有意味的表达,总会出现意义“溢出”的现象。凡是精妙的表达,即便没有“炼字”,有时看来甚至不过是大白话却可以十分隽永,原因就在于其表达的意思并不是单一维度的。“池塘生春草”“空梁落燕泥”,从写景层面看,意思似乎很直白,唯“景”而已;从表情层面看,这“景”却是不着痕迹地渗入了“情”。这种诗句看似写出来很容易,实则很难,须做到触景而会心,景出而情至,情有流露而不着痕迹,在写法上须处理依据情思来选景、措辞的问题。诗人措辞须尽量避免直接表现情感的字眼,以免诗意直露;而所选择的景象或情景,须能自然而然、恰如其分地与心境达到高度的契合。“池塘生春草”,笔到意到,自然景象出来了,生机活泼的感受也有了,不需要添加任何言语来解释。“空梁落燕泥”,群居的燕子已然不在,空荡荡的屋梁上唯余剥落的燕巢泥,这种景象触目即见,而人的寂寞也就在这无声的景象中自然地溢出。王国维认为这种境界便是“不隔”。“不隔”,实际上就是双重或多重语义的无缝融合。
所有“有意味的表达”,在表达效能上都必定具有优势,以此区别于平庸的或常规表达。鉴赏活动需要提取语境中这种表达的多重语义,进而分析语义之间的相互投射,从而理解相关言语的旨趣。鲁迅在小说《药》中用“馒头”来比喻坟冢,十分精妙:
路的左边,都埋着死刑和瘐毙的人,右边是穷人的丛冢。两面都已埋到层层叠叠,宛然阔人家里祝寿时的馒头。
“两面都已埋到层层叠叠,宛然阔人家里祝寿时的馒头”,这是一个值得品鉴的比喻句。
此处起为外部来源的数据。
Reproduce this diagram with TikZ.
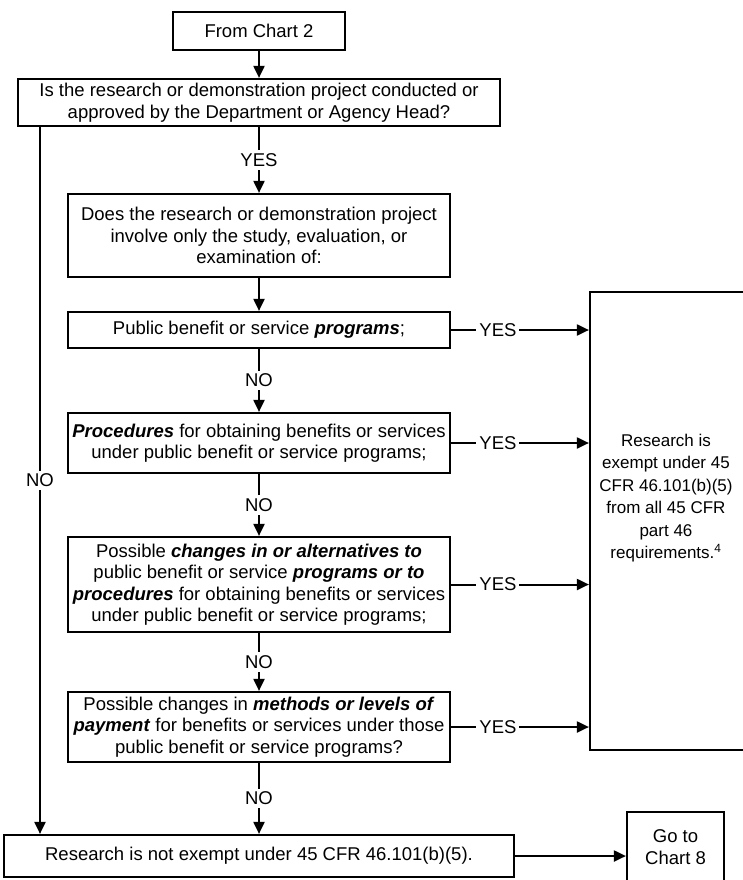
\documentclass[tikz,border=0pt]{standalone}
\usepackage{fontspec}
\setmainfont{Liberation Sans}
\usetikzlibrary{arrows.meta, positioning, calc}

\newcommand{\bfit}[1]{\textbf{\textit{#1}}}

\begin{document}
\begin{tikzpicture}[x=1pt, y=-1pt,
  box/.style={draw, line width=2.2pt, align=center, inner sep=2pt, font=\fontsize{18.5}{21.5}\selectfont},
  arrow/.style={-{Triangle[length=12pt, width=11pt]}, line width=2pt},
  lbl/.style={fill=white, inner sep=3pt, font=\fontsize{18.5}{21.5}\selectfont}
]
  \useasboundingbox (0,0) rectangle (742,880);

  % Question chain
  \node[box, minimum width=172pt, minimum height=38pt] (from) at (259, 31) {From Chart 2};
  \node[box, minimum width=482pt, minimum height=47pt] (agency) at (259, 102.5) {Is the research or demonstration project conducted or\\approved by the Department or Agency Head?};
  \node[box, minimum width=382pt, minimum height=83pt] (involve) at (259, 235.5) {Does the research or demonstration project\\involve only the study, evaluation, or\\examination of:};
  \node[box, minimum width=382pt, minimum height=36pt] (programs) at (259, 330) {Public benefit or service \bfit{programs};};
  \node[box, minimum width=382pt, minimum height=60pt] (procedures) at (259, 443) {\bfit{Procedures} for obtaining benefits or services\\under public benefit or service programs;};
  \node[box, minimum width=382pt, minimum height=95pt] (changes) at (259, 584.5) {Possible \bfit{changes in or alternatives to}\\public benefit or service \bfit{programs or to}\\\bfit{procedures} for obtaining benefits or services\\under public benefit or service programs;};
  \node[box, minimum width=382pt, minimum height=70pt] (payment) at (259, 727) {Possible changes in \bfit{methods or levels of}\\\bfit{payment} for benefits or services under those\\public benefit or service programs?};
  \node[box, minimum width=510pt, minimum height=42pt] (notex) at (259, 856) {Research is not exempt under 45 CFR 46.101(b)(5).};

  % Outcomes
  \node[box, minimum width=155pt, minimum height=458pt] (exempt) at (667.5, 521) {};
  \node[align=center, font=\fontsize{17}{22.5}\selectfont] (exempttext) at (666, 498) {Research is\\exempt under 45\\CFR 46.101(b)(5)\\from all 45 CFR\\part 46\\requirements.\textsuperscript{4}};
  \node[box, minimum width=97pt, minimum height=70pt] (chart8) at (675.5, 847) {Go to\\Chart 8};

  \coordinate (track) at (40, 0);

  % Main path
  \draw[arrow] (from) -- (agency);
  \draw[arrow] (agency) -- node[lbl] {YES} (involve);
  \draw[arrow] (involve) -- (programs);
  \draw[arrow] (programs) -- node[lbl] {NO} (procedures);
  \draw[arrow] (procedures) -- node[lbl] {NO} (changes);
  \draw[arrow] (changes) -- node[lbl] {NO} (payment);
  \draw[arrow] (payment) -- node[lbl] {NO} (notex);
  \draw[arrow] (agency.south -| track) -- node[lbl] {NO} (notex.north -| track);

  % YES branches
  \foreach \q in {programs, procedures, changes, payment}
    \draw[arrow] (\q.east) -- node[lbl, pos=0.34] {YES} (\q.east -| exempt.west);

  \draw[arrow] (notex.east) -- (notex.east -| chart8.west);
\end{tikzpicture}
\end{document}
在比喻句中,本体与喻体的联结,形成了二者之间语义的相互投射:
(1)“层层叠叠”在语义上表示“坟冢”数量众多,通过比喻投射在“馒头”之上,表示阔人家祝寿时食物之丰盛。
(2)“坟冢”与“馒头”二者语义的相互投射——通过馒头这一喻体,表现了底层百姓坟冢之小;又通过坟冢这一本体,比衬出阔人家馒头之大。如此则鲜明地凸显出不同阶层不同境况的巨大差异。

(3)死亡与祝寿是生死对立,底层百姓和“阔人”是身份对立——基于对比意图把二者联系于旨在寻求相似性的比喻句中,既对立又相似,在撕裂中联结,从而形成富于张力的比喻效果。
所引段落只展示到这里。